Michael Dillon is ‘on the road’ for good: Journalism professor retires after 27 years

[Josh Imhof | features editor] Michael Dillon surrounded by awards his former students have won throughout the years. He said his former students are his biggest accomplishments.

Charlotte Shields-Rossi | a&e editor

The Oracle, the official student newspaper of SUNY New Paltz published an article on May 7, 1998, about the departure of Michael Dillon, a literary journalism professor at the university.

“Professor Michael J. Dillon, the much admired and respected SUNY Journalism professor, is leaving at the end of August to go back to the coal-mining region of his Pennsylvania roots to share his wisdom and experience with a new gang of students and colleagues at Duquesne University,” the article titled “Michael Dillon goes ‘On the Road’” read.

Dillon is once again going on the road as he retires at the end of the semester. This time he is packing up and heading west to the Olympic Peninsula in Washington.

After 27 years of teaching at Duquesne, Dillon has held many titles as a former member of the publications board, Society of Professional Journalists adviser and department chair. Most recently, he has served as internship director and also the adviser to the award-winning Off the Bluff magazine. But still he said that his biggest accomplishments have been watching his students surpass him. 

“I’ve had several thousand accomplishments, they’re called former students. Part of winding down my career has been reaching to some of the students that I had an affinity for when I was teaching,” Dillon said.

One of those students, Chris Daley, he taught in 2005. Daley currently works as the senior director of digital marketing at UMPC Health Plan and as an adjunct professor at Duquesne. He is also the founder of TEDXPittsburgh. Before all that, Daley took Dillon’s literary journalism class, where he met his future wife Bridget Daley. For the past two decades, the Daleys and Dillon have remained close friends. The couple even invited the professor to their wedding.

“Dr. Dillon is a legend in my family because me and Bridget met in his class. Our first date was on assignment,” Daley said. “He has gone to dinner with our parents, met our kids, he has been around for a lot of milestones.”

When Daley is in a board meeting, or teaching classes at Duquesne he tries to captivate an audience, a skill he learned from Dillon. That literary journalism class taught him how to be a good storyteller, but also why it is important.

“He taught me to care about the truth, the humanity side of things, if they go unnoticed they go unwritten,” Daley said.

Being both a written and verbal storyteller is the ethos of Dillon’s teaching style. His philosophy is “tell people something worth knowing in a compelling and memorable manner.”

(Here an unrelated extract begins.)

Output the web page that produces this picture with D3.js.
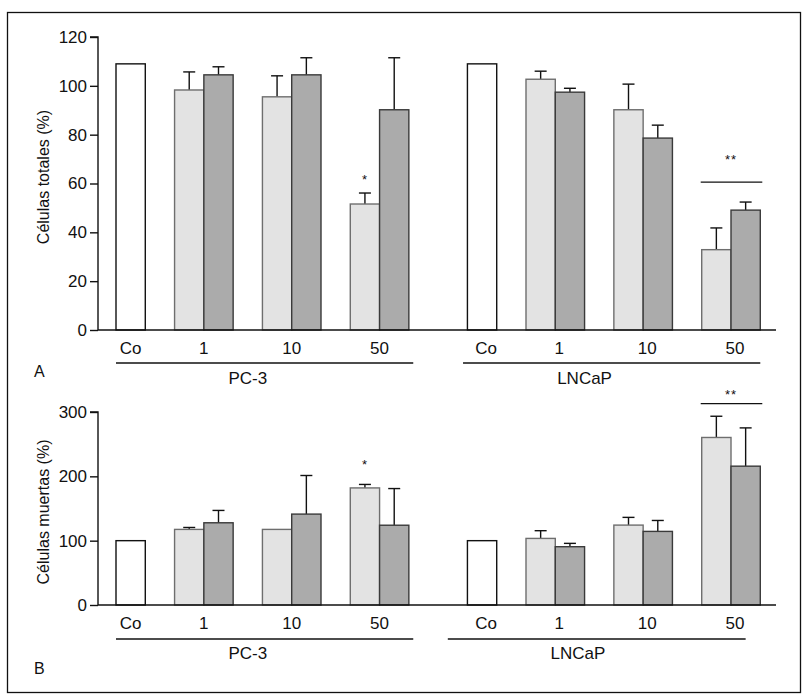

Katie Blackley, 2014 Duquesne graduate, took Dillon’s class about media and U.S. history her senior year. She remembers during those classes her professor brought in guest speakers.

“He always brought in cool people that he knew,” Blackley said. “A full spectrum of what journalism could look like.”

Blackley, who works for 90.5 WESA, is now one of those guest speakers. Although she has already graduated, she has come back to talk with current students on multiple occasions.

“He has always given us a platform to expand their media horizons,” she said. “He is just such a great advocate for local journalism.”

Julian Routh, former Pittsburgh Post-Gazette writer, member of a team that won a Pulitzer Prize and now public relations specialist for the Wounded Warrior Project, graduated from Duquesne in 2016. During that time, he took both media ethics and magazine journalism with Dillon.

“He teaches you to be fearless, to stand up for what is right, to never waiver,” Routh said.

Dillon, who spent time covering the aftermath of 9/11 at ground zero, began an internship program that sent Duquesne students to New York City for the summer to work at the 9/11 tribute museum. Routh was one of those students. That summer Dillon came to visit him, and he noticed how much the people involved in the program admired the professor.

“I remember the immense amount of respect they had for him, I felt like I wasn’t alone in that aspect,” Routh said.

Ember Duke, 2025 graduate and staff writer for TribLive, took Dillon’s multiplatform newsroom II class her sophomore year. She said that Dillon would share stories of being a former reporter, which helped cement her aspirations of becoming one herself.

“I always think back to the life lessons he gave us as a reporter: Dedicate yourself to the job,” Duke said. “He relays the meaningfulness of this career.”

On top of learning the basics like AP style, she said Dillon taught her what makes people good at the job. One day while in class, he wrote down a list of words that described a good reporter, one of those words — tenacious — stuck with Duke, something she has tried to be in her career.

As the end of the year approaches and Dillon begins his new journey, he expresses his confidence in the university and department in picking a qualified replacement. He said that his future predecessor’s greatness should come from their own sensibility and motivation.

“[That is] what I did, I sound like [Frank] Sinatra but I did it my way,” he said.

Dillon’s last class of his last semester will end with him thanking his students, a ritual he has adopted in his years of teaching, the connection he has had with them is what he cherished and what he will miss most.

“That’s 99% of the experience, that’s the good stuff and fortunately that is what you spend most of your time doing, most of your time as a professor, you’re doing the good stuff,” he said.